Good intentions are not enough: Evaluation must be useful to philanthropy, especially during a pandemic
/by Kim Ammann Howard, Nikki Kalra, and Sarah Stachowiak
The coronavirus pandemic has laid bare many of the issues philanthropy seeks to solve: gross inequities, system breakdowns, and inadequate solutions to problems that affect people’s lives and the environment every day. While these issues aren’t new, especially to those directly affected, they are gaining greater attention.
Philanthropy’s current focus is, rightfully, on how best to respond to the crisis, including how to support grantees and other partners quickly and efficiently as situations rapidly change, and consider power, types of grants, and who gets the money. Everyone—staff, evaluators, and grantees—is balancing health, family, stress, and uncertainty. Now, perhaps more than ever, funders need meaningful evaluation to support their work.
However, when the need to get money out the door feels especially urgent, foundation evaluation and program staff, grantees, and other key stakeholders can sometimes be reluctant to spend valuable time to engage in evaluation. This is when meaningful evaluation is most needed.
Good evaluation provides data, information, and insights that go beyond our tacit knowledge to reveal what our own limited vantage points and biases may cause us to miss. It generates relevant, salient results that can help funders drive better decisions and more effective strategies to address the ongoing and urgent issues of our time.
When evaluation efforts are done well, the precious investment of time is well worth the short-term cost.

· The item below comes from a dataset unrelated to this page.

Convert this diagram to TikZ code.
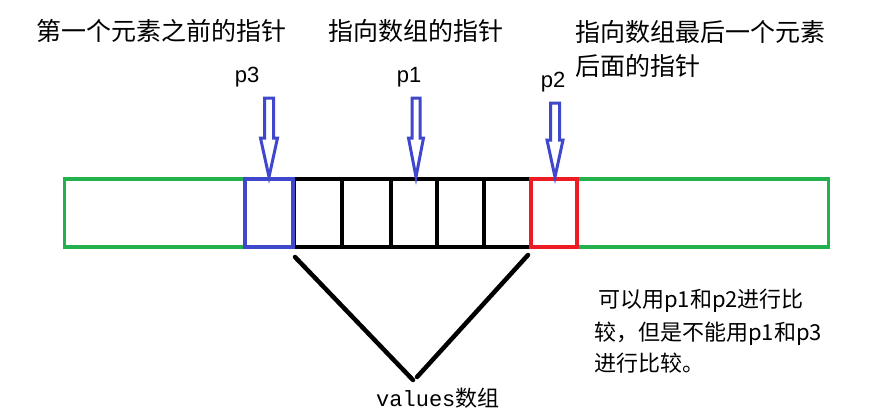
\documentclass[tikz,border=0pt]{standalone}
\usepackage{fontspec}
\newfontfamily\cjk{Noto Sans CJK SC}
\newfontfamily\lsans{Liberation Sans}
\newfontfamily\lmono{Liberation Mono}
\usetikzlibrary{calc}
\definecolor{pgreen}{RGB}{34,177,76}
\definecolor{pblue}{RGB}{63,72,204}
\definecolor{pred}{RGB}{237,28,36}
\newcommand\ptrarrow[6]{% tip, head half width, head length, shaft half width, shaft length, name
  \draw[ptrshape] (#1) -- ++(-#2,-#3) -- ++(#2-#4,0) -- ++(0,-#5) -- ++(2*#4,0) -- ++(0,#5) -- ++(#2-#4,0) -- cycle;
}
\begin{document}
\begin{tikzpicture}[x=1pt,y=-1pt,
  framebox/.style={draw=pgreen, line width=3.5pt, minimum width=764pt, minimum height=68pt, inner sep=0pt, outer sep=0pt},
  cellbox/.style={draw=black, line width=4.5pt, minimum height=68pt, inner sep=0pt, outer sep=0pt},
  bluebox/.style={cellbox, draw=pblue, line width=3.5pt},
  redbox/.style={cellbox, draw=pred, line width=3.5pt},
  ptrshape/.style={draw=pblue, line width=3pt, line join=miter, fill=white},
  toptext/.style={font=\cjk\fontsize{25}{25}\selectfont, inner sep=0pt, anchor=base west},
  notetext/.style={font=\cjk\fontsize{22}{22}\selectfont, inner sep=0pt, anchor=base west},
  plabel/.style={font=\lsans\fontsize{22}{22}\selectfont, inner sep=0pt, anchor=base},
  brace/.style={draw=black, line width=4.5pt, line cap=round}
]
\useasboundingbox (0,0) rectangle (888,415);

% outer green strip
\node[framebox] (strip) at (446.5,213) {};
% black cells
\node[cellbox, minimum width=48pt] (b1) at (318,213) {};
\node[cellbox, minimum width=49pt] (b2) at (366.5,213) {};
\node[cellbox, minimum width=46pt] (b3) at (414,213) {};
\node[cellbox, minimum width=47pt] (b4) at (460.5,213) {};
\node[cellbox, minimum width=47pt] (b5) at (507.5,213) {};
% blue and red cells
\node[bluebox, minimum width=48pt] (bp3) at (269,213) {};
\node[redbox, minimum width=46pt] (bp2) at (554,213) {};

% pointer arrows
\coordinate (t3) at ($(bp3.north)+(0,-2)$);
\coordinate (t1) at ($(b3.north)+(2,-2)$);
\coordinate (t2) at ($(bp2.north)+(1,-2)$);
\ptrarrow{t3}{8.5}{39}{4.5}{40}{a3}
\ptrarrow{t1}{7.5}{39}{4}{40}{a1}
\ptrarrow{t2}{8}{37}{4.5}{37}{a2}

% pointer labels
\node[plabel] (lp3) at (247,82) {p3};
\node[plabel] (lp1) at (409,82) {p1};
\node[plabel] (lp2) at (553,87) {p2};

% top texts
\node[toptext] (n3) at (36,40) {第一个元素之前的指针};
\node[toptext] (n1) at (328,40) {指向数组的指针};
\node[toptext] (n2a) at (575,41) {指向数组最后一个元素};
\node[toptext] (n2b) at (575,75) {后面的指针};

% note
\node[notetext] (note1) at (598,307) {可以用p1和p2进行比};
\node[notetext] (note2) at (594,340) {较，但是不能用p1和p3};
\node[notetext] (note3) at (594,371) {进行比较。};

% values label and lines
\node[inner sep=0pt, anchor=base west] (vals) at (376,406) {\lmono\fontsize{22}{22}\selectfont values\cjk\fontsize{22}{22}\selectfont 数组};
\coordinate (vl) at ($(b1.south west)+(1,10)$);
\coordinate (vr) at ($(b5.south east)+(-3,8)$);
\coordinate (vbl) at (413,380);
\coordinate (vbr) at (417,377);
\draw[brace] (vl) -- (vbl);
\draw[brace] (vr) -- (vbr);
\end{tikzpicture}
\end{document}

The Funder and Evaluator Affinity Network (FEAN) recently released a report focused on ways evaluations can better support foundation strategy and practice, to help determine the most effective use of resources and advance collective knowledge and impact. If the value proposition for evaluation and learning in foundations is at least in part that it will drive better results, then evaluations — both during a crisis, and before the next one happens — must result in meaningful insights. Yet, this is not always the case. In fact, the biggest challenge that evaluators and foundation staff face is that evaluations often don’t provide new or meaningful data.

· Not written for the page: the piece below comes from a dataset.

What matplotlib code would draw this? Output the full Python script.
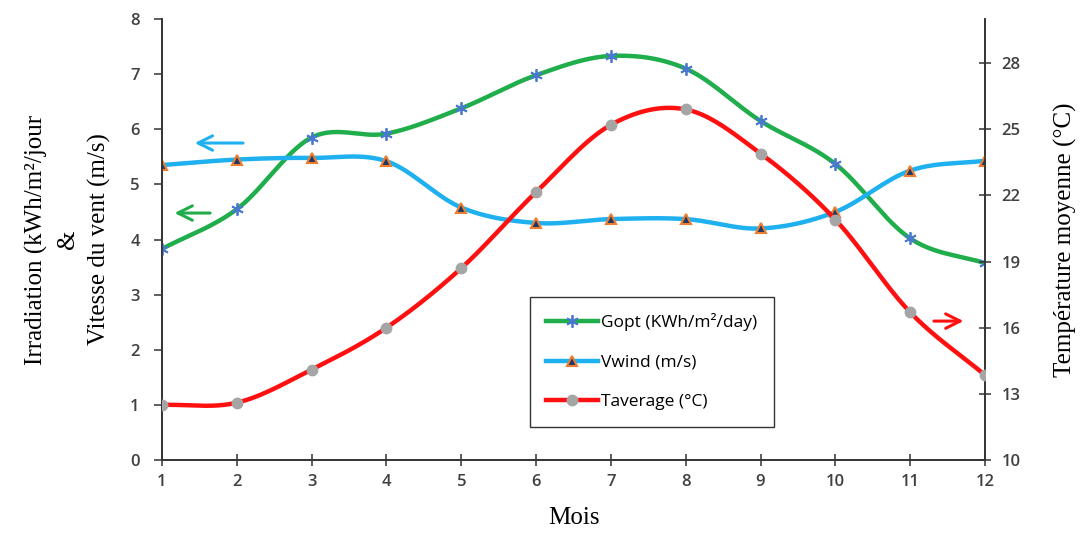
import numpy as np
import matplotlib
matplotlib.use("Agg")
import matplotlib.pyplot as plt
from matplotlib.lines import Line2D

# data
months = [1, 2, 3, 4, 5, 6, 7, 8, 9, 10, 11, 12]
gopt = [3.83, 4.55, 5.85, 5.92, 6.38, 6.98, 7.33, 7.10, 6.15, 5.37, 4.02, 3.57]
vwind = [5.35, 5.45, 5.48, 5.42, 4.58, 4.30, 4.37, 4.37, 4.20, 4.50, 5.25, 5.43]
taverage = [12.5, 12.6, 14.1, 16.0, 18.7, 22.15, 25.2, 25.9, 23.9, 20.9, 16.7, 13.85]


def smooth(x, y, n=30):
    # Excel-like smoothed line (Catmull-Rom through the points)
    x = np.asarray(x, float)
    y = np.asarray(y, float)
    px = np.concatenate([[2 * x[0] - x[1]], x, [2 * x[-1] - x[-2]]])
    py = np.concatenate([[2 * y[0] - y[1]], y, [2 * y[-1] - y[-2]]])
    xs, ys = [], []
    t = np.linspace(0, 1, n)
    for i in range(1, len(px) - 2):
        for p, out in ((px, xs), (py, ys)):
            p0, p1, p2, p3 = p[i - 1], p[i], p[i + 1], p[i + 2]
            out.extend(0.5 * ((2 * p1) + (-p0 + p2) * t
                              + (2 * p0 - 5 * p1 + 4 * p2 - p3) * t ** 2
                              + (-p0 + 3 * p1 - 3 * p2 + p3) * t ** 3))
    return np.array(xs), np.array(ys)


serif = "Liberation Serif"
tickfont = "Open Sans"

fig = plt.figure(figsize=(10.83, 5.43), dpi=100)
ax = fig.add_axes([162 / 1083, 1 - 460 / 543, 823 / 1083, 441 / 543])
ax2 = ax.twinx()

green = "#1FAE4B"
blue = "#1FB0F0"
red = "#FF1010"

sx, sy = smooth(months, gopt)
ax.plot(sx, sy, color=green, lw=3.2, zorder=3)
ax.plot(months, gopt, ls="none", marker=(6, 2, 0), ms=9, mew=1.3,
        color="#4A78D0", zorder=4)
sx, sy = smooth(months, vwind)
ax.plot(sx, sy, color=blue, lw=3.2, zorder=3)
ax.plot(months, vwind, ls="none", marker="^", ms=7.5, mfc="#1F3864",
        mec="#ED7D31", mew=1.5, zorder=4)
sx, sy = smooth(months, taverage)
ax2.plot(sx, sy, color=red, lw=3.2, zorder=3)
ax2.plot(months, taverage, ls="none", marker="o", ms=7.5, color="#A5A5A5",
         zorder=4)

# legend proxies
handles = [
    Line2D([], [], color=green, lw=3.2, marker=(6, 2, 0), ms=9, mew=1.3,
           mec="#4A78D0"),
    Line2D([], [], color=blue, lw=3.2, marker="^", ms=7.5, mfc="#1F3864",
           mec="#ED7D31", mew=1.5),
    Line2D([], [], color=red, lw=3.2, marker="o", ms=7.5, mfc="#A5A5A5",
           mec="#A5A5A5"),
]
labels = ["Gopt (KWh/m²/day)", "Vwind (m/s)", "Taverage (°C)"]
ax2.legend(handles, labels, loc="lower left", bbox_to_anchor=(0.447, 0.075),
           frameon=True, fancybox=False, edgecolor="#333333", framealpha=1,
           prop={"family": tickfont, "size": 12.5}, handlelength=3.0,
           handletextpad=0.15, labelspacing=1.35, borderpad=0.95,
           borderaxespad=0)

# arrows pointing to the relevant axis
arw = dict(arrowstyle="->", lw=2.2, mutation_scale=26)
ax.annotate("", xy=(1.40, 5.75), xytext=(2.12, 5.75),
            arrowprops=dict(arw, color=blue))
ax.annotate("", xy=(1.13, 4.48), xytext=(1.68, 4.48),
            arrowprops=dict(arw, color=green))
ax2.annotate("", xy=(11.75, 16.3), xytext=(11.28, 16.3),
             arrowprops=dict(arw, color=red))

ax.set_xlim(1, 12)
ax.set_ylim(0, 8)
ax2.set_ylim(10, 30)
ax.set_xticks(months)
ax.set_yticks(range(0, 9))
ax2.set_yticks([10, 13, 16, 19, 22, 25, 28])

for a in (ax, ax2):
    a.spines["top"].set_visible(False)
    for s in a.spines.values():
        s.set_color("#333333")
        s.set_linewidth(1.2)
    a.tick_params(colors="#333333", labelcolor="#404040", labelsize=12,
                  width=1.1, length=6)
    for lab in a.get_xticklabels() + a.get_yticklabels():
        lab.set_fontfamily(tickfont)
        lab.set_fontweight("semibold")
ax.tick_params(axis="y", pad=10)
ax2.tick_params(axis="y", direction="inout", length=8, pad=8)
ax.tick_params(axis="x", direction="inout", length=8, pad=6)

ax.set_xlabel("Mois", fontfamily=serif, fontsize=18, labelpad=12)
ax.set_ylabel("Irradiation (kWh/m²/jour\n&\nVitesse du vent (m/s)",
              fontfamily=serif, fontsize=18, linespacing=1.5, labelpad=14)
ax2.set_ylabel("Température moyenne (°C)", fontfamily=serif, fontsize=18,
               labelpad=24)

fig.savefig("out.png", dpi=100)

In response to this, our report outlines some key areas of focus for strengthening the utility of evaluation, including:
The need for evaluators and foundation staff to learn more about each other
Understanding decision-making processes and timeframes
Aligning evaluation questions with what decision makers need to know
Explicitly linking evaluation to equity and ensuring it advances equity
Embracing and managing tensions inherent in evaluation (e.g., learning vs. accountability)

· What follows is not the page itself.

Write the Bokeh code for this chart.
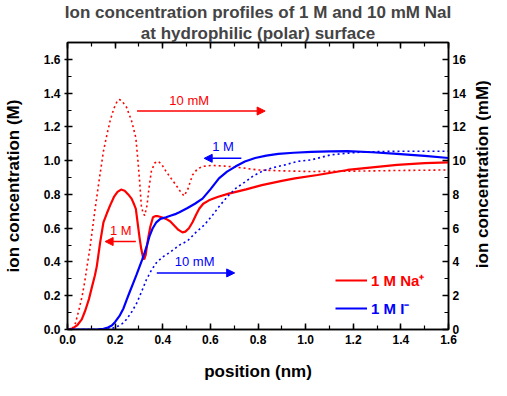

Going beyond the delivery of reports to support ongoing learning and application of findings
The report also surfaces how evaluators, funders, and those they work with can have new or different conversations, try new techniques or approaches, and foster continued innovation in the field. We hope evaluators and funders will find this report useful for making their evaluation efforts more meaningful for themselves and the people they serve.
This piece is part of larger FEAN Call to Action series to address five challenges in philanthropic evaluation.